The Center for Health and Social Issues at Georgia College & State University aims to change the downward health spiral with a project funded through Healthy Kids, Healthy Communities. The center is leading a partnership that intends to turn Milledgeville and Baldwin County into a place where children and adults can easily bike, walk and find affordable, nutritious food. The project’s name is also its goal: Live Healthy Baldwin.
The county has made progress in recent years in adding trails and sports fields to established recreation areas. In Milledgeville, a downtown streetscape renovation includes a farmers’ market that is nearing the end of a successful first season.
Yet both face some sizeable challenges. The city has no public transportation, and six of its seven schools are clustered together and cut off from residential areas by a trio of busy highways. Many children simply can’t walk or bike to school safely. The project wants to circumvent the problem by completing a nine-mile bicycle/pedestrian trail that will travel east to west, running underneath the high-speed roadways and connecting neighborhoods to the schools.

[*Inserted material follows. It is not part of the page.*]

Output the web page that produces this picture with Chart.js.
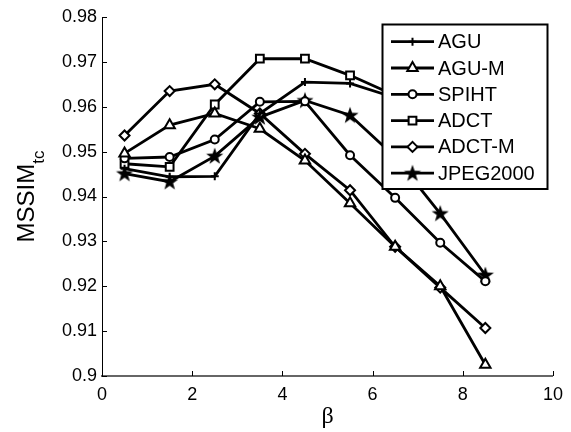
<!DOCTYPE html>
<html>
<head>
<meta charset="utf-8">
<script src="https://cdn.jsdelivr.net/npm/chart.js@4/dist/chart.umd.min.js"></script>
<style>
  html, body { margin: 0; padding: 0; background: #fff; }
  #grafico { display: block; }
</style>
</head>
<body>
<canvas id="grafico" width="571" height="432"></canvas>
<script>
// valores de beta (eje x)
const beta = [0.5, 1.5, 2.5, 3.5, 4.5, 5.5, 6.5, 7.5, 8.5];

// MSSIM_tc por metodo
const agu      = [0.9462, 0.9444, 0.9445, 0.9585, 0.9655, 0.9652, 0.9620, 0.9560, 0.9500];
const aguM     = [0.9496, 0.9559, 0.9585, 0.9551, 0.9480, 0.9385, 0.9288, 0.9200, 0.9025];
const spiht    = [0.9485, 0.9488, 0.9527, 0.9611, 0.9612, 0.9492, 0.9397, 0.9297, 0.9211];
const adct     = [0.9473, 0.9466, 0.9605, 0.9707, 0.9707, 0.9670, 0.9625, 0.9560, 0.9490];
const adctM    = [0.9536, 0.9635, 0.9650, 0.9585, 0.9495, 0.9414, 0.9288, 0.9197, 0.9107];
const jpeg2000 = [0.9451, 0.9433, 0.9490, 0.9577, 0.9614, 0.9581, 0.9488, 0.9362, 0.9225];

const nombres = ['AGU', 'AGU-M', 'SPIHT', 'ADCT', 'ADCT-M', 'JPEG2000'];
const xTicks = [0, 2, 4, 6, 8, 10];
const yTicks = [0.9, 0.91, 0.92, 0.93, 0.94, 0.95, 0.96, 0.97, 0.98];

const FUENTE = "'Liberation Sans', Arial, sans-serif";

// estrella rellena de 5 puntas para JPEG2000
function crearEstrella() {
  const c = document.createElement('canvas');
  c.width = 20; c.height = 20;
  const g = c.getContext('2d');
  g.beginPath();
  for (let i = 0; i < 10; i++) {
    const r = i % 2 === 0 ? 9 : 3.6;
    const a = -Math.PI / 2 + i * Math.PI / 5;
    const px = 10 + r * Math.cos(a), py = 10.5 + r * Math.sin(a);
    if (i === 0) g.moveTo(px, py); else g.lineTo(px, py);
  }
  g.closePath();
  g.fillStyle = '#000';
  g.fill();
  return c;
}
const estrella = crearEstrella();

function serie(label, valores, estilo, radio, relleno) {
  return {
    label: label,
    data: beta.map((b, i) => ({ x: b, y: valores[i] })),
    borderColor: '#000',
    borderWidth: 2.8,
    backgroundColor: relleno,
    pointStyle: estilo,
    pointRadius: radio,
    pointBorderColor: '#000',
    pointBackgroundColor: relleno,
    pointBorderWidth: 2,
    tension: 0,
    fill: false
  };
}

const datasets = [
  serie(nombres[0], agu, 'cross', 4, '#fff'),
  serie(nombres[1], aguM, 'triangle', 6, '#fff'),
  serie(nombres[2], spiht, 'circle', 4, '#fff'),
  serie(nombres[3], adct, 'rect', 5.5, '#fff'),
  serie(nombres[4], adctM, 'rectRot', 5, '#fff'),
  serie(nombres[5], jpeg2000, estrella, 9, '#000')
];

// marcas hacia adentro, titulos y leyenda estilo MATLAB
const estiloMatlab = {
  id: 'estiloMatlab',
  afterDatasetsDraw(chart) {
    const ctx = chart.ctx;
    const xs = chart.scales.x, ys = chart.scales.y;
    const area = chart.chartArea;
    ctx.save();
    ctx.strokeStyle = '#000';
    ctx.lineWidth = 1;
    xTicks.forEach(v => {
      const px = Math.round(xs.getPixelForValue(v)) + 0.5;
      ctx.beginPath(); ctx.moveTo(px, area.bottom); ctx.lineTo(px, area.bottom - 5); ctx.stroke();
    });
    yTicks.forEach(v => {
      const py = Math.round(ys.getPixelForValue(v)) + 0.5;
      ctx.beginPath(); ctx.moveTo(area.left, py); ctx.lineTo(area.left + 5, py); ctx.stroke();
    });

    // titulo eje y: MSSIM con subindice tc
    ctx.fillStyle = '#000';
    ctx.translate(34, (area.top + area.bottom) / 2);
    ctx.rotate(-Math.PI / 2);
    ctx.font = '24px ' + FUENTE;
    const w1 = ctx.measureText('MSSIM').width;
    ctx.font = '17px ' + FUENTE;
    const w2 = ctx.measureText('tc').width;
    const x0 = -(w1 + w2) / 2;
    ctx.textBaseline = 'alphabetic';
    ctx.font = '24px ' + FUENTE;
    ctx.fillText('MSSIM', x0, 0);
    ctx.font = '17px ' + FUENTE;
    ctx.fillText('tc', x0 + w1, 10);
    ctx.restore();

    // titulo eje x
    ctx.save();
    ctx.fillStyle = '#000';
    ctx.font = "24px 'Liberation Serif', 'Times New Roman', serif";
    ctx.textAlign = 'center';
    ctx.textBaseline = 'alphabetic';
    ctx.fillText('\u03B2', xs.getPixelForValue(5), 423);
    ctx.restore();

    // leyenda
    ctx.save();
    const lx = 382.5, ly = 24.5, lw = 165, lh = 164.5;
    ctx.fillStyle = '#fff';
    ctx.fillRect(lx, ly, lw, lh);
    ctx.strokeStyle = '#000';
    ctx.lineWidth = 2;
    ctx.strokeRect(lx, ly, lw, lh);
    chart.data.datasets.forEach((ds, i) => {
      const y = 41.7 + i * 26.3;
      ctx.strokeStyle = '#000';
      ctx.lineWidth = 2.8;
      ctx.beginPath(); ctx.moveTo(391, y); ctx.lineTo(434, y); ctx.stroke();
      ctx.fillStyle = ds.pointBackgroundColor;
      ctx.lineWidth = ds.pointBorderWidth;
      Chart.helpers.drawPoint(ctx, {
        pointStyle: ds.pointStyle, radius: ds.pointRadius,
        borderWidth: ds.pointBorderWidth, rotation: 0
      }, 412.5, y);
      ctx.fillStyle = '#000';
      ctx.font = '20px ' + FUENTE;
      ctx.textAlign = 'left';
      ctx.textBaseline = 'middle';
      ctx.fillText(ds.label, 438, y + 1);
    });
    ctx.restore();
  }
};

new Chart(document.getElementById('grafico'), {
  type: 'line',
  data: { datasets: datasets },
  options: {
    responsive: false,
    animation: false,
    devicePixelRatio: 1,
    layout: { padding: { top: 17, right: 18, left: 0, bottom: 0 } },
    plugins: { legend: { display: false }, tooltip: { enabled: false } },
    scales: {
      x: {
        type: 'linear', min: 0, max: 10,
        afterFit: s => { s.height = 56; },
        afterBuildTicks: s => { s.ticks = xTicks.map(v => ({ value: v })); },
        grid: { display: false, drawTicks: false },
        border: { display: true, color: '#666', width: 2 },
        ticks: { color: '#000', padding: 8, font: { family: FUENTE, size: 18 }, maxRotation: 0 }
      },
      y: {
        type: 'linear', min: 0.9, max: 0.98,
        afterFit: s => { s.width = 102; },
        afterBuildTicks: s => { s.ticks = yTicks.map(v => ({ value: v })); },
        grid: { display: false, drawTicks: false },
        border: { display: true, color: '#000', width: 1 },
        ticks: {
          color: '#000', padding: 5, font: { family: FUENTE, size: 18 },
          callback: v => String(Number(v.toFixed(2)))
        }
      }
    }
  },
  plugins: [estiloMatlab]
});
</script>
</body>
</html>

“If we can establish that trail along Fishing Creek, we’ll have an ‘underground’ path that kids can use to get safely to school,” project director Jim Lidstone said.
A second goal is to boost access to healthy food in low-income neighborhoods. The initiative will use master gardeners to develop several vegetable gardens around the city. Students will help plant and harvest the crop, which will be provided to after-school programs for healthy snacks.
The project plans to draw upon the enthusiasm of volunteers who have already established one such garden in an at-risk neighborhood. “They’re out there every Saturday morning transforming this old school property,” Lidstone said. “It’s amazing to see the progress that has been made in a short time.”
Important participants in Live Healthy Baldwin are the college’s Civic Agency Project, the Oconee River Greenway Authority and the Milledgeville Community Garden Association. They and other partners will tap the city’s assets, which include strong local support, to build and sustain the project’s vision.
As Lidstone explained, “We want to transform Milledgeville into a community where making the right choice is the easy choice.”